Matt. 15:21-28 points to the period of transition wherein the grace and salvation which was the promised portion of the Jews upon their refusal of it goes out to the outcast woman of Canaan, pleading, as to the Lord's mind about it for the whole Gentile world, which she typically represented, so that our Lord's apparent reluctance to grant her the desired blessing, was not only that her faith might be fully drawn out by causing her to see her right place, which it assuredly was, but it was also to Him, doubtless, a foretaste and commencement of the casting away of the Jew and the bringing in of the Gentile, the making of the first last and the last first, which to Him as Israel's Messiah, the One of whom John was the voice, was a sad and terrible trial and perhaps formed the subject of His prayer in the mountain, even as at another time when the rejection was completed, the measure of iniquity being full, He wept bitter tears over Jerusalem.
So Samuel also was grieved at the sin and rejection of Saul, and cried unto the Lord all night. Samuel's words to Saul about his sin have a progressive character. When the word of the Lord comes to him saying, “It repenteth me that I have set up Saul to be king,” he cries unto the Lord all night, doubtless in intercession, that Saul might even then find a place for repentance; and had Saul taken his right place in confession, pardon would surely have been his, but instead he meets Samuel with a conscious lie— “I have performed.” Samuel does not lose hope and, still endeavoring to touch his conscience and bring him to confession, asks, “What then this bleating.... and lowing?” But instead of humbling Saul, this home-thrust only forces proud flesh to take a further step in sin, from rebellion he proceeds to stubbornness, actually pretending that his guilty act was meritorious and offering to return to God as a favor part of what he had stolen from Him as though he would make Him a participator in his crime.

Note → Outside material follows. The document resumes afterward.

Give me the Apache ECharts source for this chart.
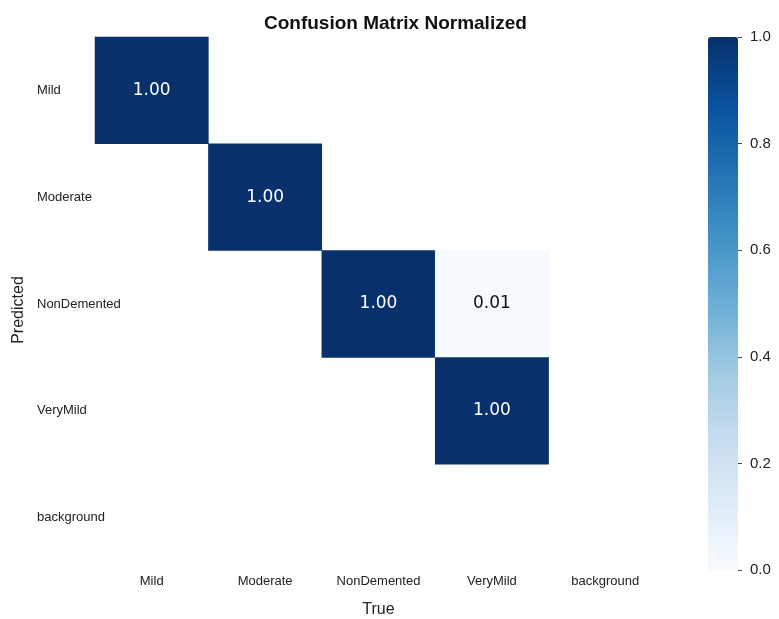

This has always been the way with flesh after sin had entered. So Adam first makes a false excuse to cover his rebellion, and then—evading the direct question of God, refusing to confess his sin, which if he had done would perhaps have brought him into the results immediately of grace, showing that he was still rolling it as a sweet morsel under his tongue—he charges God with being the real cause of it, since it was He who had given the woman to be with him. So also Cain; confession coming too late, after judgment is pronounced.